A la camarera le pedimos que nos aclarase algunos platos de la carta. Le
señalábamos distintos platos para que nos dijese si era carne, pescado o pasta,
pero lo único que sacábamos en claro era que estaban good. Nos decidimos por dos para compartir. Cervecitas y charla
hasta que empezaron a llenarnos la mesa con platos, platicos y cuencos con
distintas salsas. Nos quedamos con la boca abierta. No sabíamos qué hacer. Como
aquello no tenía libro de instrucciones, nos pusimos manos a la obra con todas
las reservas del mundo. Llevábamos un rato enredando, cuando nos coscamos de la
juerga que se traían las camareras viéndonos destrozar el servicio. Sumándonos
al cachondeo les pedimos ayuda y una camarera, muy amable, nos fue mostrando la
forma de comer aquel puzle. A la hora de pagar les pedimos un descuento por el
buen rato que les habíamos hecho pasar. La verdad es que comimos de maravilla y
a buen precio, sin descuento.
Disfrutamos entre el
jolgorio que había en la zona del mercadillo futbolero (merchandising para los inventores del football o los yankis del soccer)

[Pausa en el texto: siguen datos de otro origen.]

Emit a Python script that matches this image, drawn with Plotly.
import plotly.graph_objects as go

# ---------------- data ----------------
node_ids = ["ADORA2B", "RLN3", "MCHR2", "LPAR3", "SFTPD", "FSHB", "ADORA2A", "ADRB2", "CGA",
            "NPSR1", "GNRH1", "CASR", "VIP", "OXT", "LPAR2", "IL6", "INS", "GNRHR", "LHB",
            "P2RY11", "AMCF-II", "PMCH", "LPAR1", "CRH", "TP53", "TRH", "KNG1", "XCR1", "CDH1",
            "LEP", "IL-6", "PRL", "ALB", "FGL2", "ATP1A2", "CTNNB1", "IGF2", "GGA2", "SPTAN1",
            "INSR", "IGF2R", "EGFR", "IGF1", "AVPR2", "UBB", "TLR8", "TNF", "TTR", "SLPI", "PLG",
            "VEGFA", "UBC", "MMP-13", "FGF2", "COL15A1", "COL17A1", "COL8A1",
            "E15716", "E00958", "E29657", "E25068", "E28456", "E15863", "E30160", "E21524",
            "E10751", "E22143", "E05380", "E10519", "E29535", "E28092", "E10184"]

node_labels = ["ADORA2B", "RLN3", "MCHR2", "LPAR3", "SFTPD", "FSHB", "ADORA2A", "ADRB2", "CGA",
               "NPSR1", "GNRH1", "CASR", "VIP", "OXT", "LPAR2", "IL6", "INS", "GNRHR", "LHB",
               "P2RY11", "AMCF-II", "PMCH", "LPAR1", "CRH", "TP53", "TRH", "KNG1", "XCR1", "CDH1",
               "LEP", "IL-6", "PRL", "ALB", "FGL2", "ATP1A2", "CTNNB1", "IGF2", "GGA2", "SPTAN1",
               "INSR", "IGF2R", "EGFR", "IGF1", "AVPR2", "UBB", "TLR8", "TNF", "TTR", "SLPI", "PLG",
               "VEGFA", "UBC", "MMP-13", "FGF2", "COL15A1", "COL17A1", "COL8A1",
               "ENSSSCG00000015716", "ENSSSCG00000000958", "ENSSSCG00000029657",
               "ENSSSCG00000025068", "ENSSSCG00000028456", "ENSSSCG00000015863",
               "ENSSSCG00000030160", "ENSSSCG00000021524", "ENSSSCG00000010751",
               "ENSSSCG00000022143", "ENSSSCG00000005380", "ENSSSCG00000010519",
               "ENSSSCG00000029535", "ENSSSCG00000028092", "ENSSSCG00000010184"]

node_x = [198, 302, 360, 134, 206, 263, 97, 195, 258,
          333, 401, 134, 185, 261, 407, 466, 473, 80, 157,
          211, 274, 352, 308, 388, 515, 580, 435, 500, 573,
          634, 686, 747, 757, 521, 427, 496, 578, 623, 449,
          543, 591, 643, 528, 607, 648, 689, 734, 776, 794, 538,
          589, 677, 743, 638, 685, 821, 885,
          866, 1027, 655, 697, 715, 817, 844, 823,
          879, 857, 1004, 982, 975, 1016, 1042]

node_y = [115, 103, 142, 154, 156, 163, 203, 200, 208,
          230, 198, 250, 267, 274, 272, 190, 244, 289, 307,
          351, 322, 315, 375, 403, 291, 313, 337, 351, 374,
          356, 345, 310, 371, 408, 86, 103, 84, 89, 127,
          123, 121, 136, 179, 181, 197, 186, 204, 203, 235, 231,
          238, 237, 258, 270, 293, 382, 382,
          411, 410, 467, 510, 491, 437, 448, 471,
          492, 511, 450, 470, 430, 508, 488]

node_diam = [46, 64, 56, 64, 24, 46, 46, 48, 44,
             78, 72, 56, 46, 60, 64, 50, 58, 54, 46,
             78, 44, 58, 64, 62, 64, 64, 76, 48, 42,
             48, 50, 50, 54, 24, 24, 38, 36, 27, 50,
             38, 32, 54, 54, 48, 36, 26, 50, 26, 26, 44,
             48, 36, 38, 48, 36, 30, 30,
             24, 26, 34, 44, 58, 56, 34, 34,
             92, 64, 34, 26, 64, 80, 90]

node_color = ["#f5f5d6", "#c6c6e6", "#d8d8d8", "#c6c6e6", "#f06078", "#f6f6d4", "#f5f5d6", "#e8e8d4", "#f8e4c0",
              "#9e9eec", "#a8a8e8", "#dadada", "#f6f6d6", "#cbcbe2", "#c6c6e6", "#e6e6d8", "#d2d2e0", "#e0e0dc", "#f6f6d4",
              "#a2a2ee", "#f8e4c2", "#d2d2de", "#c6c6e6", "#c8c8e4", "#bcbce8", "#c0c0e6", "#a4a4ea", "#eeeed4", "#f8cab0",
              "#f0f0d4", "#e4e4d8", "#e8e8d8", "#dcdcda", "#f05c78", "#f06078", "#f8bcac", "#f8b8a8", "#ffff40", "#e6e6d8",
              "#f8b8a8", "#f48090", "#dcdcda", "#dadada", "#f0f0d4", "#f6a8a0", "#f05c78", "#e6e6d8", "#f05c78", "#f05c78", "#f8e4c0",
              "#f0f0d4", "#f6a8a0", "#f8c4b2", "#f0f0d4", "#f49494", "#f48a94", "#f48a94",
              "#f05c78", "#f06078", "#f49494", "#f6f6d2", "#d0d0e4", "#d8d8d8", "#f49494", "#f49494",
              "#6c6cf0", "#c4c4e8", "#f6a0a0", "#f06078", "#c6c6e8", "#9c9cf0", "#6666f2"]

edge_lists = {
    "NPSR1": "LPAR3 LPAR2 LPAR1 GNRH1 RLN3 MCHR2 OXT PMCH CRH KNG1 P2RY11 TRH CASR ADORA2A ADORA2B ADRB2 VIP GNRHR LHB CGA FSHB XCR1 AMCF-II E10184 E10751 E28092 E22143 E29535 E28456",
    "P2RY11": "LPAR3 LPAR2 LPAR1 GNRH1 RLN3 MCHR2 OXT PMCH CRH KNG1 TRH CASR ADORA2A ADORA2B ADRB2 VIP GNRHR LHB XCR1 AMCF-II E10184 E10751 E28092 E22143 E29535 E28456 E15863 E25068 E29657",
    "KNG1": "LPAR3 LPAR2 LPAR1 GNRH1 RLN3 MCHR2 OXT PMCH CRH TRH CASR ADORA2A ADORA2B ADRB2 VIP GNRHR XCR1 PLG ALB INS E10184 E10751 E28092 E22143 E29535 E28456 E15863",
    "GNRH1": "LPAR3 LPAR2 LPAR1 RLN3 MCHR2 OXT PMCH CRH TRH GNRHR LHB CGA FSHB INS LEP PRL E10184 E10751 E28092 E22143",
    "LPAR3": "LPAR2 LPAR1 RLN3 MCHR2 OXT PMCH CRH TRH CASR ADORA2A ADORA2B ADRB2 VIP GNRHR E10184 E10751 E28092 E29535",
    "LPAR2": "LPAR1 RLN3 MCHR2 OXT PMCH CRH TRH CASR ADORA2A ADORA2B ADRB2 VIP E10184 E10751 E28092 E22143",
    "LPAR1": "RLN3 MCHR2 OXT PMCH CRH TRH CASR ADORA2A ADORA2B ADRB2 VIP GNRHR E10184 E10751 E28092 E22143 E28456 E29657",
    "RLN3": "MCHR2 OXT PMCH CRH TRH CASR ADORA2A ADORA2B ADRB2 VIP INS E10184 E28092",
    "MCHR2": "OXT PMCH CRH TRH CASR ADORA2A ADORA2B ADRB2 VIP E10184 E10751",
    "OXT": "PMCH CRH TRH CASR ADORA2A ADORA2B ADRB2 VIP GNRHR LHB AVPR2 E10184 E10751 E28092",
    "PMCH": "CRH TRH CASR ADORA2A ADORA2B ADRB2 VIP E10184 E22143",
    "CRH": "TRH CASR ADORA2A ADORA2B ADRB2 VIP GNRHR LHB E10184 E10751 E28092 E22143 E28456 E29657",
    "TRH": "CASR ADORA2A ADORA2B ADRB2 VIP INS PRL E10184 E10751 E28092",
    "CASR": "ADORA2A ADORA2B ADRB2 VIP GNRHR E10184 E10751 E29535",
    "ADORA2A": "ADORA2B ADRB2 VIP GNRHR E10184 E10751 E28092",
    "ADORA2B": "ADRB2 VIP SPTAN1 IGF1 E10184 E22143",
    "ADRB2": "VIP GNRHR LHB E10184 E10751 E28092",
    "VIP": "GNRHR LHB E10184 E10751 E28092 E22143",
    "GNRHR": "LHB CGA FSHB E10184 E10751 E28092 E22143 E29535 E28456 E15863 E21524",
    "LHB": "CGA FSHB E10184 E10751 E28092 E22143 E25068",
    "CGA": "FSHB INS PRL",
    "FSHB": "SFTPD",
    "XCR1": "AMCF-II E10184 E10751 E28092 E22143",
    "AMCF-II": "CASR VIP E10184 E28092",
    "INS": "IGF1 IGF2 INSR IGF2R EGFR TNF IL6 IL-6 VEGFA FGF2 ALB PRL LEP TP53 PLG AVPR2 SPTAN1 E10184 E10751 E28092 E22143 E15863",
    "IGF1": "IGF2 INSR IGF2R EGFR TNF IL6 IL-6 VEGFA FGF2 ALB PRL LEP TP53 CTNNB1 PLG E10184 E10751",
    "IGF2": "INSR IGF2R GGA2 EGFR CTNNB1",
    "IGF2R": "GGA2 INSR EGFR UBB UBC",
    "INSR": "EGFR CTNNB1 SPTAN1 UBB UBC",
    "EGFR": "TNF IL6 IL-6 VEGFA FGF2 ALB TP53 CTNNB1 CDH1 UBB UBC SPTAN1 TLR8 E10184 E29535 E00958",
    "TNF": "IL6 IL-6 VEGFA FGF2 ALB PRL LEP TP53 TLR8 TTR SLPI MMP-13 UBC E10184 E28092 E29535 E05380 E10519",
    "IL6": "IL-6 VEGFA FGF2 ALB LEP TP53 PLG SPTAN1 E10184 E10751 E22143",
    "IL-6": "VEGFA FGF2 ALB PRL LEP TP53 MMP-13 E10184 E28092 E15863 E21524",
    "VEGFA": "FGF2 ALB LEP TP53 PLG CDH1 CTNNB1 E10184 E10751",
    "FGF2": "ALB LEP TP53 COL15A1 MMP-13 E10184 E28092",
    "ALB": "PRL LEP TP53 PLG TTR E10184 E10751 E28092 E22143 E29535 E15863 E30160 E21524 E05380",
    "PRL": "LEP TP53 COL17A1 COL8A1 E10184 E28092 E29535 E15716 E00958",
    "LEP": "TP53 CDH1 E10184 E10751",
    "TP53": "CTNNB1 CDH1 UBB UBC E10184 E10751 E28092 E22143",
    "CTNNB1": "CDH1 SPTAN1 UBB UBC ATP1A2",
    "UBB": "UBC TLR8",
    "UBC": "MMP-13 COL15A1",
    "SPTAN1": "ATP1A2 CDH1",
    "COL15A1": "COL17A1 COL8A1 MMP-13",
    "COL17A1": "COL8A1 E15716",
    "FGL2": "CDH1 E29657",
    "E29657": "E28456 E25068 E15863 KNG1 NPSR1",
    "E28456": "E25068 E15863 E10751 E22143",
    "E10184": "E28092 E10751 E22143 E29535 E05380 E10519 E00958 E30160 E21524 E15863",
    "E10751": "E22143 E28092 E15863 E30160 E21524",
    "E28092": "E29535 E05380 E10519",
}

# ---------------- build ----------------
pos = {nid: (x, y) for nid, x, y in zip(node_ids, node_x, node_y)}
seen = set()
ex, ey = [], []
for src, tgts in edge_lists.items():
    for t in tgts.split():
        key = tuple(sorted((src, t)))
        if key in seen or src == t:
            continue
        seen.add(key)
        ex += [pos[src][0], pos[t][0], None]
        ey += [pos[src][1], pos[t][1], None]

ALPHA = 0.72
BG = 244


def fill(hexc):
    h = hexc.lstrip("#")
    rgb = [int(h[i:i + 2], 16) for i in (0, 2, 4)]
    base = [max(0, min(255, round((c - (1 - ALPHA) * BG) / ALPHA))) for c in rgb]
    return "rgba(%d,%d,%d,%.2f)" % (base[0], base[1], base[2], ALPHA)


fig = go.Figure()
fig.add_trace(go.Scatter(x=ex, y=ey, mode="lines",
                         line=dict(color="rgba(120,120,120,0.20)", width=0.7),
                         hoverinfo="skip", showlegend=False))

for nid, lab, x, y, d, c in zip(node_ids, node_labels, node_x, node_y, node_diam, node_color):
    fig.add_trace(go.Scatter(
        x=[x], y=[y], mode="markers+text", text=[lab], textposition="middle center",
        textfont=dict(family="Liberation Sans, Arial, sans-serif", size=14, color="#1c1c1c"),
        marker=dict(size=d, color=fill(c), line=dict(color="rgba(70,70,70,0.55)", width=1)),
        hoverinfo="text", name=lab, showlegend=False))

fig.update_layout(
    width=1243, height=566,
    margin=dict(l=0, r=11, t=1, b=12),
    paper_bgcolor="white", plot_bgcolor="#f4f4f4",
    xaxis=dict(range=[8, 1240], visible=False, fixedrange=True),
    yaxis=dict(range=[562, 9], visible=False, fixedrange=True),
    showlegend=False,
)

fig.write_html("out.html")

y nos metimos en el campo. Es un estadio olímpico tremendo, como para unas
sesenta mil personas. Debajo de las gradas, en un amplio espacio que rompía la
estética de hormigón mondo y lirondo, estaba la mezquita. Un cartel sobre la
puerta, tipo al de servicios, con un hombre orando, lo indicaba. La grada de
sombra estaba llena de gente que gritaba entusiasmada. Muchos aficionados y
aficionadas, vestidos con camisetas del Barça, llamaban a los jugadores por su
nombre y hacían coreografías muy curradas.
Después de ver las
pachangas del Neymar, Messi... y, por supuesto, del vecino y conocido de la
familia de Gema, Oier Olazabal, nos fuimos para casa, a encontrarnos con
Silvia, que la habíamos dejado sola todo el día. Desde el principio y por
principios se negó a ver el rollo futbolero.